It is critically important for OpenGL drivers to have fast (single-instruction) access to thread local variables. I'd be happy to provide more information to anyone who's interested, but a typical case where TLS access can severely hurt performance is at the very front-end of an OpenGL library. Ideally, you'd like something like the following:
libGL.so: // This function loads a dispatch table pointer from // thread-local storage and jumps through to the // backend function (which typically resides in a // different shared library). glTexCoord2f: mov %fs:DISPATCH_TABLE_OFFSET, %eax jmp *__glapi_TexCoord2f(%eax) // Points to __my_TexCoord2f
libGLcore.so: // This function copies some data into the OpenGL // context, sets some magic flags to record what data // was copied, and returns. __my_TexCoord2f: mov %fs:CONTEXT_OFFSET, %eax // Copy 2 floats into the context // Set a flag ret
All in all, you have 2 TLS accesses in less than 10 instructions or so. Even if you don't understand exactly what's going on here, you can see that it is important to have fast access to thread-local data.

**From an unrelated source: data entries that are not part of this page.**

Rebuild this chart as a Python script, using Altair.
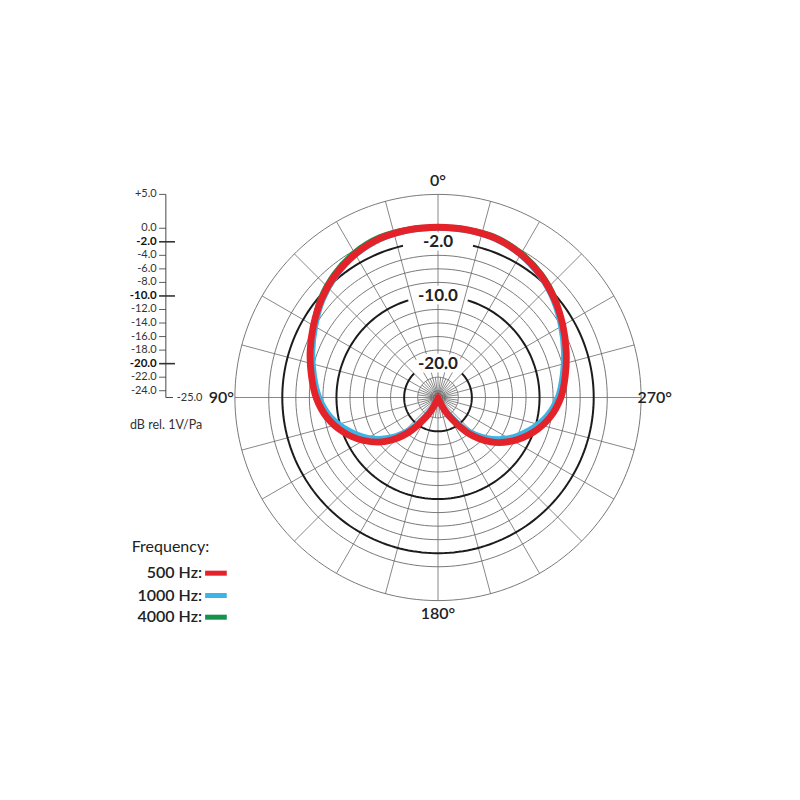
import altair as alt
import pandas as pd
import numpy as np

# ---------------- data ----------------
ANGLES = list(range(0, 360, 10))  # degrees, counter-clockwise from top (90 on the left)

DB_500 = [0.15, 0.15, 0.0, -0.55, -1.4, -2.5, -3.75, -4.9, -6.0, -7.0,
          -8.3, -10.1, -12.3, -14.9, -18.3, -22.0, -24.4, -24.9,
          -25.0,
          -24.9, -24.4, -22.0, -18.2, -14.8, -12.2, -10.0, -8.2, -6.85,
          -5.9, -4.85, -3.7, -2.5, -1.4, -0.55, 0.0, 0.15]
DB_1000 = [0.1, 0.1, -0.05, -0.6, -1.5, -2.65, -4.0, -5.2, -6.35, -7.4,
           -8.8, -10.8, -13.0, -15.7, -19.0, -22.6, -24.6, -24.95,
           -25.0,
           -24.95, -24.6, -22.6, -18.9, -15.6, -12.9, -10.7, -8.7, -7.25,
           -6.25, -5.15, -3.95, -2.65, -1.5, -0.6, -0.05, 0.1]
DB_4000 = [0.15, 0.25, 0.25, -0.25, -1.15, -2.3, -3.75, -5.0, -6.1, -7.1,
           -8.5, -10.4, -12.6, -15.2, -18.6, -22.3, -24.5, -24.9,
           -25.0,
           -24.9, -24.5, -22.3, -18.5, -15.1, -12.5, -10.2, -8.4, -6.95,
           -6.0, -4.95, -3.75, -2.35, -1.2, -0.35, 0.2, 0.2]

SERIES = ["500 Hz", "1000 Hz", "4000 Hz"]
COLORS = ["#e3222a", "#3cb4e6", "#16924a"]
WIDTHS = [6.8, 6.5, 5.0]

DB_MIN, DB_MAX = -25.0, 5.0
SCALE_DB = [5.0, 0.0, -2.0, -4.0, -6.0, -8.0, -10.0, -12.0, -14.0,
            -16.0, -18.0, -20.0, -22.0, -24.0]
SCALE_LABELS = ["+5.0", "0.0", "-2.0", "-4.0", "-6.0", "-8.0", "-10.0", "-12.0",
                "-14.0", "-16.0", "-18.0", "-20.0", "-22.0", "-24.0"]
BOLD_DB = [-2.0, -10.0, -20.0]
BOLD_LABELS = ["-2.0", "-10.0", "-20.0"]
BOLD_GAP = [13.0, 17.0, 45.0]        # half-width of the label gap, degrees
ANGLE_TICKS = [0, 90, 180, 270]
ANGLE_LABELS = ["0°", "90°", "180°", "270°"]
MAJOR_SPOKE_STEP = 15.0
MINOR_SPOKE_STEP = 7.5
MINOR_SPOKE_DB = -22.0

# ---------------- layout (units = dB above the -25 dB centre) ----------------
W = H = 780
PX = 6.77                 # pixels per dB
CX, CY = 438.0, 397.5     # page position of the pole
XDOM = [(8 - CX) / PX, (8 + W - CX) / PX]
YDOM = [(CY - 8 - H) / PX, (CY - 8) / PX]
R_OUT = DB_MAX - DB_MIN
LABEL_R = R_OUT + 2.0

AXIS_X = -40.2
TICK_L = -41.2
BOLD_TICK_R = -38.85
L_END = -39.15
FONT = "Lato"
INK = "#222222"

xs = alt.Scale(domain=XDOM, nice=False, zero=False)
ys = alt.Scale(domain=YDOM, nice=False, zero=False)


def X(f="x"):
    return alt.X(f"{f}:Q", scale=xs, axis=None)


def Y(f="y"):
    return alt.Y(f"{f}:Q", scale=ys, axis=None)


def polar(chart, ang="angle", db="db", suffix=""):
    return chart.transform_calculate(
        **{f"r{suffix}": f"max(datum.{db} - ({DB_MIN}), 0)"}
    ).transform_calculate(
        **{f"x{suffix}": f"-datum.r{suffix} * sin(datum.{ang} * PI / 180)",
           f"y{suffix}": f"datum.r{suffix} * cos(datum.{ang} * PI / 180)"}
    )


# ---------------- grid ----------------
ring_rows = []
for db in SCALE_DB:
    if db in BOLD_DB:
        continue
    for a in np.arange(0, 362, 2):
        ring_rows.append({"ring": db, "angle": float(a), "db": db})
rings = polar(alt.Chart(pd.DataFrame(ring_rows))).mark_line(
    color="#6a6a6a", strokeWidth=0.9).encode(
    x=X(), y=Y(), detail="ring:N", order="angle:Q")

bold_rows = []
for db, gap in zip(BOLD_DB, BOLD_GAP):
    for a in np.linspace(gap, 360 - gap, 200):
        bold_rows.append({"ring": db, "angle": float(a), "db": db})
bold_rings = polar(alt.Chart(pd.DataFrame(bold_rows))).mark_line(
    color="#1c1c1c", strokeWidth=2.0).encode(
    x=X(), y=Y(), detail="ring:N", order="angle:Q")

spoke_rows = []
for a in np.arange(0, 360, MINOR_SPOKE_STEP):
    major = abs((a / MAJOR_SPOKE_STEP) - round(a / MAJOR_SPOKE_STEP)) < 1e-9
    outer = DB_MAX if major else MINOR_SPOKE_DB
    spoke_rows.append({"angle": float(a), "db0": DB_MIN, "db1": outer})
sp = alt.Chart(pd.DataFrame(spoke_rows))
sp = polar(sp, db="db0", suffix="0")
sp = polar(sp, db="db1", suffix="1")
spokes = sp.mark_rule(color="#6a6a6a", strokeWidth=0.8).encode(
    x=X("x0"), y=Y("y0"), x2="x1:Q", y2="y1:Q")

pole = alt.Chart(pd.DataFrame({"angle": [0], "db": [DB_MIN]}))
pole = polar(pole).mark_point(filled=True, size=70, fill="#c4c4c4",
                              stroke="#5a5a5a", strokeWidth=1, opacity=1).encode(
    x=X(), y=Y())

# ring labels with white halo
rl_df = pd.DataFrame({"angle": [0] * len(BOLD_DB), "db": BOLD_DB, "label": BOLD_LABELS})
rl_base = polar(alt.Chart(rl_df))
ring_halo = rl_base.mark_text(font=FONT, fontSize=17, fontWeight="bold",
                              stroke="white", strokeWidth=7, fill="white",
                              baseline="middle").encode(x=X(), y=Y(), text="label:N")
ring_text = rl_base.mark_text(font=FONT, fontSize=17, fontWeight="bold", color=INK,
                              baseline="middle").encode(x=X(), y=Y(), text="label:N")

# angle labels
al_df = pd.DataFrame({"angle": ANGLE_TICKS, "db": [DB_MIN + LABEL_R] * 4, "label": ANGLE_LABELS})
angle_text = polar(alt.Chart(al_df)).mark_text(
    font=FONT, fontSize=16, fontWeight=600, color=INK, baseline="middle").encode(
    x=X(), y=Y(), text="label:N")

# ---------------- curves ----------------
crv_rows = []
for s, vals in zip(SERIES, [DB_500, DB_1000, DB_4000]):
    for a, d in zip(ANGLES, vals):
        crv_rows.append({"series": s, "angle": a, "db": d})
crv_df = pd.DataFrame(crv_rows)
color = alt.Color("series:N", scale=alt.Scale(domain=SERIES, range=COLORS), legend=None)

curve_layers = []
for s, w in [(SERIES[2], WIDTHS[2]), (SERIES[1], WIDTHS[1]), (SERIES[0], WIDTHS[0])]:
    c = polar(alt.Chart(crv_df).transform_filter(alt.datum.series == s)).mark_line(
        interpolate="cardinal-closed", tension=0, strokeWidth=w,
        strokeCap="round", strokeJoin="round").encode(
        x=X(), y=Y(), color=color, order="angle:Q")
    curve_layers.append(c)

# ---------------- left dB scale ----------------
sc_df = pd.DataFrame({"db": SCALE_DB, "label": SCALE_LABELS,
                      "bold": [d in BOLD_DB for d in SCALE_DB]})
sc_df["y"] = sc_df["db"] - DB_MIN
sc_df["xl"] = TICK_L
sc_df["xr"] = [BOLD_TICK_R if b else AXIS_X for b in sc_df["bold"]]
sc_df["xt"] = TICK_L - 0.35
sc = alt.Chart(sc_df)
scale_ticks = sc.mark_rule(color="#333333").encode(
    x=X("xl"), x2="xr:Q", y=Y("y"),
    strokeWidth=alt.condition("datum.bold", alt.value(1.6), alt.value(0.8)))
scale_text_b = sc.transform_filter("datum.bold").mark_text(
    font=FONT, fontSize=11.5, fontWeight="bold", color="#111111", align="right",
    baseline="middle").encode(x=X("xt"), y=Y("y"), text="label:N")
scale_text_n = sc.transform_filter("!datum.bold").mark_text(
    font=FONT, fontSize=11, color="#333333", align="right",
    baseline="middle").encode(x=X("xt"), y=Y("y"), text="label:N")

axis_df = pd.DataFrame({"x": [AXIS_X, AXIS_X], "y": [R_OUT, 0.0],
                        "x2": [AXIS_X, L_END], "y2": [0.0, 0.0]})
axis_lines = alt.Chart(axis_df).mark_rule(color="#333333", strokeWidth=0.9).encode(
    x=X(), y=Y(), x2="x2:Q", y2="y2:Q")

misc_df = pd.DataFrame({"x": [L_END + 0.55, -45.5], "y": [0.0, -4.05],
                        "label": [f"{DB_MIN:.1f}", "dB rel. 1V/Pa"],
                        "size": [11, 12.5]})
misc_text = alt.Chart(misc_df).mark_text(font=FONT, color="#333333", align="left",
                                         baseline="middle").encode(
    x=X(), y=Y(), text="label:N", size=alt.Size("size:Q", scale=None, legend=None))

# ---------------- legend ----------------
LEG_X = -45.24
LEG_TITLE_Y = -22.1
LEG_ROW_Y = [-25.95, -29.25, -32.45]
LEG_LABEL_R = -34.85
SW_X0, SW_X1 = -34.4, -31.2

title = alt.Chart(pd.DataFrame({"x": [LEG_X], "y": [LEG_TITLE_Y], "t": ["Frequency:"]})).mark_text(
    font=FONT, fontSize=16, color=INK, align="left", baseline="middle").encode(
    x=X(), y=Y(), text="t:N")
leg_df = pd.DataFrame({"series": SERIES, "y": LEG_ROW_Y,
                       "label": [s + ":" for s in SERIES],
                       "xl": [LEG_LABEL_R] * 3, "x0": [SW_X0] * 3, "x1": [SW_X1] * 3})
leg_labels = alt.Chart(leg_df).mark_text(font=FONT, fontSize=16, fontWeight=600, color=INK,
                                         align="right", baseline="middle").encode(
    x=X("xl"), y=Y("y"), text="label:N")
leg_sw = alt.Chart(leg_df).mark_rule(strokeWidth=5).encode(
    x=X("x0"), x2="x1:Q", y=Y("y"), color=color)

chart = alt.layer(
    rings, spokes, bold_rings, pole,
    *curve_layers,
    ring_halo, ring_text, angle_text,
    axis_lines, scale_ticks, scale_text_n, scale_text_b, misc_text,
    title, leg_labels, leg_sw,
).properties(width=W, height=H, padding=0, autosize="none", background="white"
).configure_view(stroke=None)

chart.save("out.html", embed_options={"renderer": "svg", "actions": False})
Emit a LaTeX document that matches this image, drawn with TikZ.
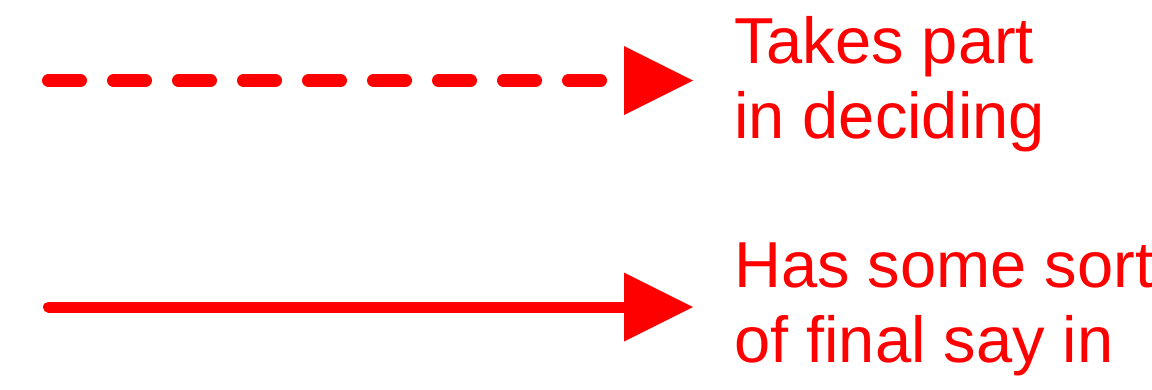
\documentclass[tikz,border=0pt]{standalone}
\usepackage{fontspec}
\setmainfont{Liberation Sans}
\usetikzlibrary{arrows.meta}
\tikzset{
    legendline/.style={line width=13pt, red, line cap=round, -{Triangle[length=69pt, width=69pt, line width=0pt]}},
    takespart/.style={legendline, dash pattern=on 32pt off 33pt},
    finalsay/.style={legendline, line width=11pt},
    legendtext/.style={anchor=north west, inner sep=0pt, align=left, text=red, font=\fontsize{65}{75}\selectfont}
}
\begin{document}
\begin{tikzpicture}[x=1pt, y=-1pt]
    \useasboundingbox (0,0) rectangle (1152,389);

    % Dashed legend entry
    \coordinate (dashstart) at (48.5,80.5);
    \coordinate (dashend) at (693,80.5);
    \draw[takespart] (dashstart) -- (dashend);
    \node[legendtext] (dashlabel) at (734,16.5) {Takes part\\in deciding};

    % Solid legend entry
    \coordinate (solidstart) at (48.5,307);
    \coordinate (solidend) at (693,307);
    \draw[finalsay] (solidstart) -- (solidend);
    \node[legendtext] (solidlabel) at (734,242.5) {Has some sort\\of final say in};
\end{tikzpicture}
\end{document}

While glibc's new thread library implementation has many benefits, particularly to application programmers (with support for the new keyword '__thread', and so on), it basically forces a function call per thread local variable access for situations like the one I described above. This is clearly unacceptable for a high-performance OpenGL driver. Furthermore, the glibc developers have been completely unwilling to work with OpenGL driver developers (Open Source or otherwise) to provide a mechanism to access thread-local data in a way that meets our performance requirements.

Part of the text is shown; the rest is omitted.